We are still reliving the Holocaust. What’s going on in Israel, and in France today, keeps reminding us.
There is probably no more poignant reminder than the Anne Frank story, and the Dallas Holocaust Museum/Center for Education and Tolerance reminds us once again with its new exhibit. Anne Frank: A History for Today has just opened, and will continue through May.
Millions of Jews suffered during the years before, during, and after the Holocaust. Six million died, a million of them children. Anne Frank continues to provide her face and her words as reminders. Because she was so young at the start of her ordeal, and morphed into a remarkably mature teenager during it, she is a bridge to our understanding of what happened to so many of all ages. Varied exhibits honoring her memory can be found virtually everywhere.
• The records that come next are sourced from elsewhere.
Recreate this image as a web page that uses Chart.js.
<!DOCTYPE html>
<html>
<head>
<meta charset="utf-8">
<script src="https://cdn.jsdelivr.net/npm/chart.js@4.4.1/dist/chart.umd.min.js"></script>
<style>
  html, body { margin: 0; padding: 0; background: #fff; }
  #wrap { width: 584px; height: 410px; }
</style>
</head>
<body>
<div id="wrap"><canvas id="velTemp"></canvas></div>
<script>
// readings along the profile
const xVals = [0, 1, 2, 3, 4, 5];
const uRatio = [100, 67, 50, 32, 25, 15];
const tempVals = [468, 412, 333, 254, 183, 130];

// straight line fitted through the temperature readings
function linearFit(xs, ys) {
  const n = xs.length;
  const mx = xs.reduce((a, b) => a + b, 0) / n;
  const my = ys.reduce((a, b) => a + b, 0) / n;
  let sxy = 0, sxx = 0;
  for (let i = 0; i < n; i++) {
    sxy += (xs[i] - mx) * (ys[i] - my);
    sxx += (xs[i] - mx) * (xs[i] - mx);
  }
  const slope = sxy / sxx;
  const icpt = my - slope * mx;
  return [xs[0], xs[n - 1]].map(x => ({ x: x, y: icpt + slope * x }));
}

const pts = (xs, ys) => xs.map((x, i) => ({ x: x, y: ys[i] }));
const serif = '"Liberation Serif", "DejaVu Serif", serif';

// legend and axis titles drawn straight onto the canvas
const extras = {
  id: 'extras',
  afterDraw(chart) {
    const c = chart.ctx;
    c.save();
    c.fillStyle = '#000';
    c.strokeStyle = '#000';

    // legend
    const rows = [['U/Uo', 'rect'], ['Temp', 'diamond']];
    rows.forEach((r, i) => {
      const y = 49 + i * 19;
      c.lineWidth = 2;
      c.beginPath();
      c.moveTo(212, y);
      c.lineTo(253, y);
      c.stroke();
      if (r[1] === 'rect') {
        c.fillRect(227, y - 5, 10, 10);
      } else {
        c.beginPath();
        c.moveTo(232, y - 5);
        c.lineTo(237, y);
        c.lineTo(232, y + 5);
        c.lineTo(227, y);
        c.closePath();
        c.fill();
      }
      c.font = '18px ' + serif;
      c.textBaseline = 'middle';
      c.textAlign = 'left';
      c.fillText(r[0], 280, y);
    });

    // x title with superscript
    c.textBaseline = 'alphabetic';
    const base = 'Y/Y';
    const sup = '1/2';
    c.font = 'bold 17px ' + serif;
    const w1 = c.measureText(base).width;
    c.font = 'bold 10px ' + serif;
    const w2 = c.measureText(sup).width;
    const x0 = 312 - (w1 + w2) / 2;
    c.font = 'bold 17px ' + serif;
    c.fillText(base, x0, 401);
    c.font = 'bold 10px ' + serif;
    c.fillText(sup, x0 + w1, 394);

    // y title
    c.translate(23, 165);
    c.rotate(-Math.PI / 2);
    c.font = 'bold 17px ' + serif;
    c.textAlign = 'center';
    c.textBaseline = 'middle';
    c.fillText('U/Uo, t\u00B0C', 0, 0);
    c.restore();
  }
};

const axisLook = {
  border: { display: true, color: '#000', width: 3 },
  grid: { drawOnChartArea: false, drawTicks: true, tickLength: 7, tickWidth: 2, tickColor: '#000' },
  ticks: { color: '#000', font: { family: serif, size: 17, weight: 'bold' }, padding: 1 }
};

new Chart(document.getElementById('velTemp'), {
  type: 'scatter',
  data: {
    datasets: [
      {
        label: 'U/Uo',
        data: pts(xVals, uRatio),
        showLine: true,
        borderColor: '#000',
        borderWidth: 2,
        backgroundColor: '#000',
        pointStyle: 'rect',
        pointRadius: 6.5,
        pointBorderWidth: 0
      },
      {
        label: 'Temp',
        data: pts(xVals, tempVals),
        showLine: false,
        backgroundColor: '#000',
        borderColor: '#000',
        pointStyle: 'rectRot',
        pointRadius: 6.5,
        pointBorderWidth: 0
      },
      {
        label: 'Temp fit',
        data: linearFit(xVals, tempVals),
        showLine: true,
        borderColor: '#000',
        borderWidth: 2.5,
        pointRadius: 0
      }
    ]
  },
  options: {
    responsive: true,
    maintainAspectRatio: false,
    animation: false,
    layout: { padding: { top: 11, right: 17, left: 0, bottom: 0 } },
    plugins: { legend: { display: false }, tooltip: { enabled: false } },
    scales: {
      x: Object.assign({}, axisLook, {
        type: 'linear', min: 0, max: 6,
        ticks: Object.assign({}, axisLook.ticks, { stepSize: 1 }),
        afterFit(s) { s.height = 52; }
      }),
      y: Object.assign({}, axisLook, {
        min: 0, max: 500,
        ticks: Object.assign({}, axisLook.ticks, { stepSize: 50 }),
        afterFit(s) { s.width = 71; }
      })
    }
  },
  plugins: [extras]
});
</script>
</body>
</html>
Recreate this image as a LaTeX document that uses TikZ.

In 2013, the Museum of Tolerance in Los Angeles opened a huge, permanent exhibition — 9,000 square feet, at a cost of $4 million. When you’re in the city, for a $15.50 admission fee, you’ll encounter an array of “films, touch screens, reproductions and artifacts,” according to Edward Rothstein, who reviewed it at its start for a headlined article in The New York Times’ Oct. 14 art section that year.
The critic applauded this exhibit for doing more than just repeating the heartbreaking story that we all know — or should know — already: it sets Anne firmly into a different context, that of actual history, by showing a copy of a letter that Otto Frank, her father, sent in April 1941 — well before the Franks finally went into hiding — to his American friend Nathan Straus, Jr., an heir to the Macy fortune, looking for help in getting U.S. visas for his family. “I would not ask if conditions here would not force me to do all I can in time to be able to avoid worse,” he wrote. “It is for the sake of the children.” However, his plea was defeated by State Department restrictions. Anne’s diary moves us sentimentally, but it does not provide us with history like this.
That’s why, as we again honor and learn from Anne Frank in our new local exhibit, we must visit the Holocaust Center’s other exhibits at the same time, to remind us of the searing, nonsentimental history of which that one young girl has become a symbol. And we must also look at France, and realize — in advance of whatever more might happen there tomorrow — that today we are witnessing sad new Jewish history as it’s currently being written.
Remember Denmark’s King Christian X, who wore the Yellow Star to show his solidarity with Jews forced by the Nazis to display this cruel badge of identity? When the chief rabbi of Marseilles recently advised his city’s Jews to stop wearing kippot because they might provoke anti-Semitic attacks, social media rose up in disagreement, urging everyone — not just Jews — to do the opposite; in one day, the world woke up, and for one day, heads were covered around the globe.
This is a touching tale of support, but history will remember it, if at all, only as a gesture. The reality is that thousands of Jews are leaving France for Israel. Their home country’s prime minister is pleading for them to stay, but to no avail; they are choosing the many present insecurities of our ancestral homeland in preference to what is happening in the land that has been their home for many, many years.
Remember: Our local Holocaust Museum is also our Center for Education and Tolerance, so it will offer many educational, tolerance-encouraging activities for children, families and adults during the remaining four months of its new Anne Frank exhibit. Please attend. But when you do, please view it not just as a sentimental sad story from our Jewish past, because it is a prescient piece of history.